To do: The lines to extract run from the first line of the material below to the line containing "const fourWireJunctions = [[327.5, 264.5], [327.7, 384.5]];", both included; leave the pictures behind.
___ Data
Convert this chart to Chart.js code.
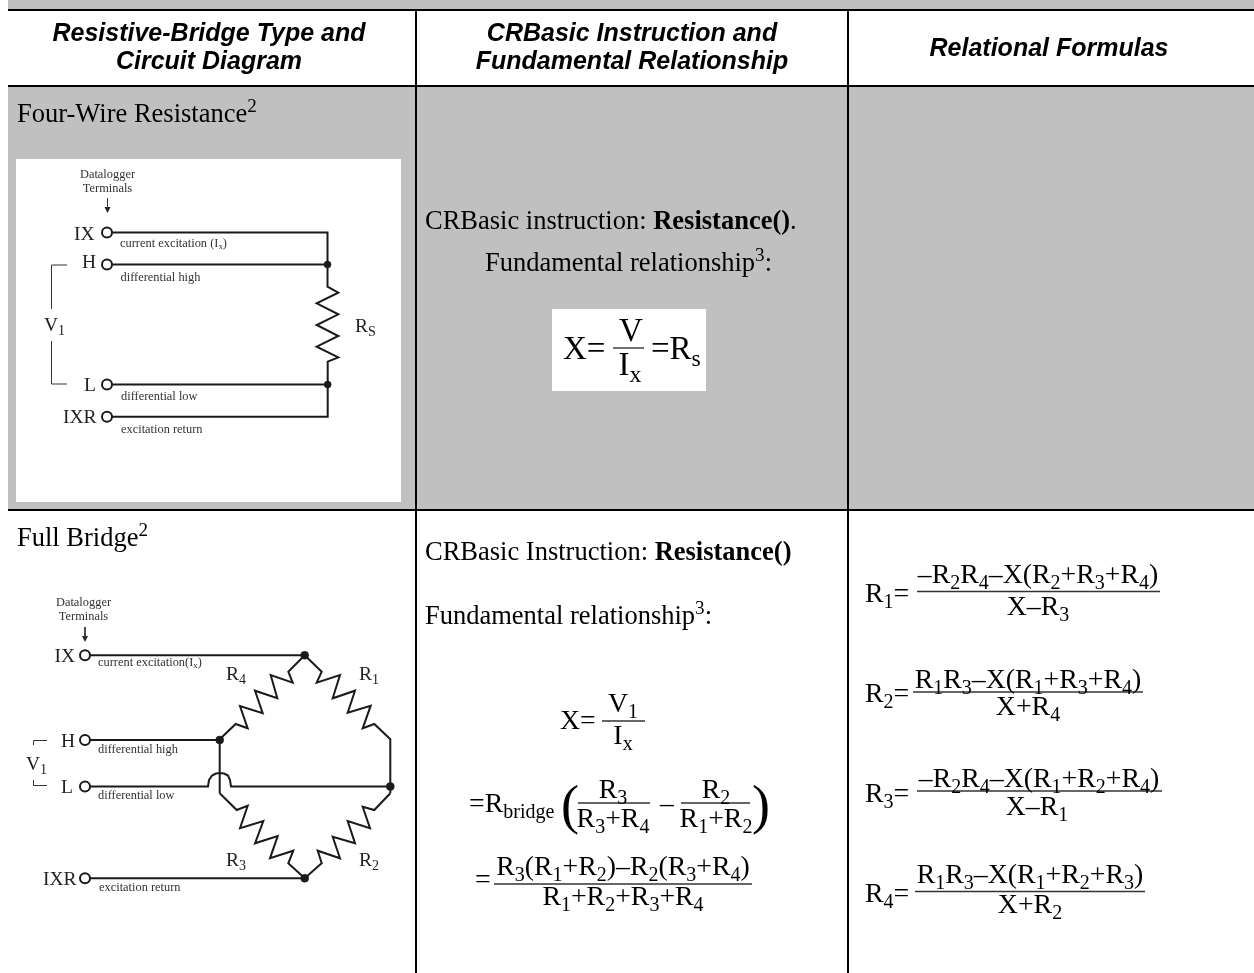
<!DOCTYPE html>
<html>
<head>
<meta charset="utf-8">
<title>Resistive-Bridge Types</title>
<script src="https://cdn.jsdelivr.net/npm/chart.js@4"></script>
<style>
  html, body { margin: 0; padding: 0; background: #fff; overflow: hidden; }
  #wrap { position: relative; width: 1254px; height: 973px; }
</style>
</head>
<body>
<div id="wrap"><canvas id="bridgeChart"></canvas></div>
<script>
// table fills and rules
const grayAreas = [
    [[8, 0], [1254, 0], [1254, 9], [8, 9]],
    [[8, 87], [1254, 87], [1254, 509], [8, 509]]
];
const whiteAreas = [
    [[16, 159], [401, 159], [401, 502], [16, 502]],
    [[552, 309], [706, 309], [706, 391], [552, 391]]
];
const tableRules = [
    [[8, 10], [1254, 10]],
    [[8, 86], [1254, 86]],
    [[8, 510], [1254, 510]],
    [[416, 10], [416, 973]],
    [[848, 10], [848, 973]]
];
const fractionBars = [
    [[613, 348], [644, 348]],
    [[602, 721], [645, 721]],
    [[578, 803], [650, 803]],
    [[681, 803], [750, 803]],
    [[494, 884], [752, 884]],
    [[917, 591.5], [1160, 591.5]],
    [[913, 692], [1143, 692]],
    [[917, 791], [1162, 791]],
    [[915, 891.5], [1145, 891.5]]
];

// four-wire diagram
const fourWireLines = [
    [[107, 232.5], [327.5, 232.5], [327.5, 286.7], [338.3, 292.7], [316.7, 303.3], [338.3, 314.3], [316.7, 325], [338.3, 336], [316.7, 346.7], [338.3, 357.3], [327.7, 361.7], [327.7, 416.7], [107, 416.7]],
    [[107, 264.5], [327.5, 264.5]],
    [[107, 384.5], [327.7, 384.5]]
];
const fourWireBracket = [
    [[67, 265], [51.5, 265], [51.5, 309]],
    [[51.5, 341], [51.5, 384], [67, 384]],
    [[107.5, 198], [107.5, 209]]
];
const fourWireTerminals = [[107, 232.5], [107, 264.5], [107, 384.5], [107, 416.7]];
const fourWireJunctions = [[327.5, 264.5], [327.7, 384.5]];

// full bridge diagram
const bridgeLines = [
    [[85, 655.3], [304.7, 655.3]],
    [[85, 740], [219.7, 740]],
    [[85, 786.5], [208, 786.5], [209, 780], [212, 775.5], [216, 773.5], [220, 773], [224, 773.5], [228, 775.5], [230, 780], [231, 786.5], [390.3, 786.5]],
    [[85, 878.3], [304.7, 878.3]],
    [[304.7, 655.3], [288.3, 671.7], [292.7, 682.7], [270.7, 675], [277.3, 698.3], [255, 690.7], [262.7, 713.3], [240, 706], [247.7, 728.3], [235.7, 724], [219.7, 739.3], [219.7, 793.3]],
    [[304.7, 655.3], [321.7, 671.7], [316.7, 682.7], [340, 675], [332.7, 698.3], [355, 690.7], [347.7, 712.7], [370.7, 705.7], [362.7, 728.3], [374.3, 724], [390.3, 739.3], [390.3, 793.3]],
    [[219.7, 793.3], [236.7, 810], [247.7, 805.7], [240, 828.3], [263.3, 821], [255, 843.3], [277.7, 836], [270, 858.3], [293.3, 850.7], [288.3, 863.3], [304.7, 878.3]],
    [[304.7, 878.3], [321.7, 863.3], [317.7, 850.7], [340, 858.3], [332.7, 836.7], [355, 843.3], [347.7, 821], [370, 828.3], [362.7, 806.7], [374.3, 810], [390.3, 793.3]]
];
const bridgeBracket = [
    [[33.5, 745], [33.5, 740.5], [47, 740.5]],
    [[33.5, 780], [33.5, 785.5], [47, 785.5]],
    [[85, 627], [85, 638]]
];
const bridgeTerminals = [[85, 655.3], [85, 740], [85, 786.5], [85, 878.3]];
const bridgeJunctions = [[304.7, 655.3], [219.7, 740], [390.3, 786.5], [304.7, 878.3]];
const arrowHeads = [
    [[104.5, 207], [110.5, 207], [107.5, 213]],
    [[82, 636], [88, 636], [85, 642]]
];

// text: _ is subscript, ^ is superscript, * toggles bold
const headerTexts = ['Resistive-Bridge Type and', 'Circuit Diagram', 'CRBasic Instruction and', 'Fundamental Relationship', 'Relational Formulas'];
const headerX = [209, 209, 632, 632, 1049];
const headerY = [41, 69, 41, 69, 56];

const bodyTexts = ['Four-Wire Resistance^2', 'Full Bridge^2', 'CRBasic instruction: *Resistance()*.', 'Fundamental relationship^3:', 'CRBasic Instruction: *Resistance()*', 'Fundamental relationship^3:'];
const bodyX = [17, 17, 425, 485, 425, 425];
const bodyY = [122, 546, 229, 271, 560, 624];

const centerSmallTexts = ['Datalogger', 'Terminals', 'Datalogger', 'Terminals'];
const centerSmallX = [107.5, 107.5, 83.5, 83.5];
const centerSmallY = [178, 192, 606, 620];

const smallTexts = ['current excitation (I_x)', 'differential high', 'differential low', 'excitation return', 'current excitation(I_x)', 'differential high', 'differential low', 'excitation return'];
const smallX = [120, 120.5, 121, 121, 98, 98, 98, 99];
const smallY = [247, 281, 400, 433, 666, 753, 799, 891];

const pinTexts = ['IX', 'H', 'V_1', 'L', 'IXR', 'R_S', 'IX', 'H', 'L', 'V_1', 'IXR', 'R_4', 'R_1', 'R_3', 'R_2'];
const pinX = [74, 82, 44, 84, 63, 355, 54.5, 61, 61, 26, 43, 226, 359, 226, 359];
const pinY = [240, 268, 331, 391, 423, 332, 662, 747, 793, 770, 885, 680, 680, 866, 866];

const formulaTexts = ['X=', '=R_bridge', '=', 'R_1=', 'R_2=', 'R_3=', 'R_4=', '–'];
const formulaX = [560, 469, 475, 865, 865, 865, 865, 660];
const formulaY = [729, 812, 888, 602, 702, 802, 902, 812];

const fractionTexts = [
    'V_1', 'I_x', 'R_3', 'R_3+R_4', 'R_2', 'R_1+R_2', 'R_3(R_1+R_2)–R_2(R_3+R_4)', 'R_1+R_2+R_3+R_4',
    '–R_2R_4–X(R_2+R_3+R_4)', 'X–R_3', 'R_1R_3–X(R_1+R_3+R_4)', 'X+R_4',
    '–R_2R_4–X(R_1+R_2+R_4)', 'X–R_1', 'R_1R_3–X(R_1+R_2+R_3)', 'X+R_2'
];
const fractionX = [623, 623, 613, 613, 716, 716, 623, 623, 1038, 1038, 1028, 1028, 1039, 1037, 1030, 1030];
const fractionY = [712, 744, 798, 827, 798, 827, 875, 905, 583, 615, 688, 715, 787, 815, 883, 913];

const bigLeftTexts = ['X=', '=R_s'];
const bigLeftX = [563, 651];
const bigLeftY = [359, 359];
const bigCenterTexts = ['V', 'I_x'];
const bigCenterX = [631, 630];
const bigCenterY = [341, 375];

const parenTexts = ['(', ')'];
const parenX = [561, 752];
const parenY = [823, 823];

const serif = '"Liberation Serif"';
const textGroups = [
    { texts: headerTexts, xs: headerX, ys: headerY, font: 'italic bold 25px "Liberation Sans"', size: 25, align: 'center', color: '#000' },
    { texts: bodyTexts, xs: bodyX, ys: bodyY, size: 26.5, align: 'left', color: '#000' },
    { texts: centerSmallTexts, xs: centerSmallX, ys: centerSmallY, size: 12.4, align: 'center', color: '#333' },
    { texts: smallTexts, xs: smallX, ys: smallY, size: 12.4, align: 'left', color: '#333' },
    { texts: pinTexts, xs: pinX, ys: pinY, size: 19.5, align: 'left', color: '#222' },
    { texts: formulaTexts, xs: formulaX, ys: formulaY, size: 27.8, align: 'left', color: '#000' },
    { texts: fractionTexts, xs: fractionX, ys: fractionY, size: 27.8, align: 'center', color: '#000' },
    { texts: bigLeftTexts, xs: bigLeftX, ys: bigLeftY, size: 33, align: 'left', color: '#000' },
    { texts: bigCenterTexts, xs: bigCenterX, ys: bigCenterY, size: 33, align: 'center', color: '#000' },
    { texts: parenTexts, xs: parenX, ys: parenY, size: 54, align: 'left', color: '#000' }
];

function splitRuns(str) {
    const runs = [];
    let bold = false;
    for (let i = 0; i < str.length; i++) {
        const c = str[i];
        if (c === '*') { bold = !bold; continue; }
        if (c === '_' || c === '^') {
            let j = i + 1;
            if (str.slice(j).startsWith('bridge')) {
                runs.push({ t: 'bridge', kind: c, bold });
                i = j + 5;
            } else {
                runs.push({ t: str[j], kind: c, bold });
                i = j;
            }
            continue;
        }
        const last = runs[runs.length - 1];
        if (last && last.kind === '' && last.bold === bold) last.t += c;
        else runs.push({ t: c, kind: '', bold });
    }
    return runs;
}

const textPlugin = {
    id: 'tableText',
    afterDatasetsDraw(chart) {
        const { ctx, scales } = chart;
        ctx.save();
        ctx.textBaseline = 'alphabetic';
        ctx.textAlign = 'left';
        textGroups.forEach(g => {
            ctx.fillStyle = g.color;
            g.texts.forEach((str, i) => {
                const runs = splitRuns(str);
                const fontFor = r => {
                    if (g.font) return g.font;
                    const s = r.kind ? g.size * 0.72 : g.size;
                    return `${r.bold ? 'bold ' : ''}${s}px ${serif}`;
                };
                let w = 0;
                runs.forEach(r => { ctx.font = fontFor(r); r.w = ctx.measureText(r.t).width; w += r.w; });
                let x = scales.x.getPixelForValue(g.xs[i]);
                if (g.align === 'center') x -= w / 2;
                const y = scales.y.getPixelForValue(g.ys[i]);
                runs.forEach(r => {
                    ctx.font = fontFor(r);
                    const dy = r.kind === '_' ? g.size * 0.2 : r.kind === '^' ? -g.size * 0.36 : 0;
                    ctx.fillText(r.t, x, y + dy);
                    x += r.w;
                });
            });
        });
        ctx.restore();
    }
};

const toPoints = list => list.map(p => ({ x: p[0], y: p[1] }));

function lineSets(lists, color, width, order) {
    return lists.map(l => ({
        data: toPoints(l), showLine: true, borderColor: color, borderWidth: width,
        pointRadius: 0, order: order, borderJoinStyle: 'miter', tension: 0
    }));
}

function areaSets(lists, color, order) {
    return lists.map(l => ({
        data: toPoints(l.concat([l[0]])), showLine: true, borderWidth: 0, borderColor: color,
        backgroundColor: color, fill: 'shape', pointRadius: 0, order: order, tension: 0
    }));
}

function pointSet(list, radius, fillColor, width, order) {
    return {
        data: toPoints(list), showLine: false, pointStyle: 'circle', pointRadius: radius,
        pointBackgroundColor: fillColor, pointBorderColor: '#1a1a1a', pointBorderWidth: width, order: order
    };
}

const bridgeChart = new Chart(document.getElementById('bridgeChart').getContext('2d'), {
    type: 'scatter',
    data: {
        datasets: [
            ...areaSets(grayAreas, '#c0c0c0', 10),
            ...areaSets(whiteAreas, '#ffffff', 9),
            ...lineSets(tableRules, '#000', 2, 8),
            ...lineSets(fractionBars, '#333', 1.4, 7),
            ...lineSets(fourWireLines, '#1a1a1a', 2, 6),
            ...lineSets(fourWireBracket, '#333', 1, 6),
            ...lineSets(bridgeLines, '#1a1a1a', 2, 6),
            ...lineSets(bridgeBracket, '#333', 1, 6),
            ...areaSets(arrowHeads, '#222', 6),
            pointSet(fourWireTerminals, 5, '#fff', 2, 2),
            pointSet(bridgeTerminals, 5, '#fff', 2, 2),
            pointSet(fourWireJunctions, 3.5, '#1a1a1a', 0.5, 1),
            pointSet(bridgeJunctions, 4, '#1a1a1a', 0.5, 1)
        ]
    },
    options: {
        responsive: true,
        maintainAspectRatio: false,
        animation: false,
        layout: { padding: 0, autoPadding: false },
        scales: {
            x: { type: 'linear', display: false, min: 0, max: 1254 },
            y: { type: 'linear', display: false, min: 0, max: 973, reverse: true }
        },
        plugins: {
            legend: { display: false },
            tooltip: { enabled: false },
            title: { display: false }
        }
    },
    plugins: [textPlugin]
});
</script>
</body>
</html>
______
Exercise output:
Convert this chart to Chart.js code.
<!DOCTYPE html>
<html>
<head>
<meta charset="utf-8">
<title>Resistive-Bridge Types</title>
<script src="https://cdn.jsdelivr.net/npm/chart.js@4"></script>
<style>
  html, body { margin: 0; padding: 0; background: #fff; overflow: hidden; }
  #wrap { position: relative; width: 1254px; height: 973px; }
</style>
</head>
<body>
<div id="wrap"><canvas id="bridgeChart"></canvas></div>
<script>
// table fills and rules
const grayAreas = [
    [[8, 0], [1254, 0], [1254, 9], [8, 9]],
    [[8, 87], [1254, 87], [1254, 509], [8, 509]]
];
const whiteAreas = [
    [[16, 159], [401, 159], [401, 502], [16, 502]],
    [[552, 309], [706, 309], [706, 391], [552, 391]]
];
const tableRules = [
    [[8, 10], [1254, 10]],
    [[8, 86], [1254, 86]],
    [[8, 510], [1254, 510]],
    [[416, 10], [416, 973]],
    [[848, 10], [848, 973]]
];
const fractionBars = [
    [[613, 348], [644, 348]],
    [[602, 721], [645, 721]],
    [[578, 803], [650, 803]],
    [[681, 803], [750, 803]],
    [[494, 884], [752, 884]],
    [[917, 591.5], [1160, 591.5]],
    [[913, 692], [1143, 692]],
    [[917, 791], [1162, 791]],
    [[915, 891.5], [1145, 891.5]]
];

// four-wire diagram
const fourWireLines = [
    [[107, 232.5], [327.5, 232.5], [327.5, 286.7], [338.3, 292.7], [316.7, 303.3], [338.3, 314.3], [316.7, 325], [338.3, 336], [316.7, 346.7], [338.3, 357.3], [327.7, 361.7], [327.7, 416.7], [107, 416.7]],
    [[107, 264.5], [327.5, 264.5]],
    [[107, 384.5], [327.7, 384.5]]
];
const fourWireBracket = [
    [[67, 265], [51.5, 265], [51.5, 309]],
    [[51.5, 341], [51.5, 384], [67, 384]],
    [[107.5, 198], [107.5, 209]]
];
const fourWireTerminals = [[107, 232.5], [107, 264.5], [107, 384.5], [107, 416.7]];
const fourWireJunctions = [[327.5, 264.5], [327.7, 384.5]];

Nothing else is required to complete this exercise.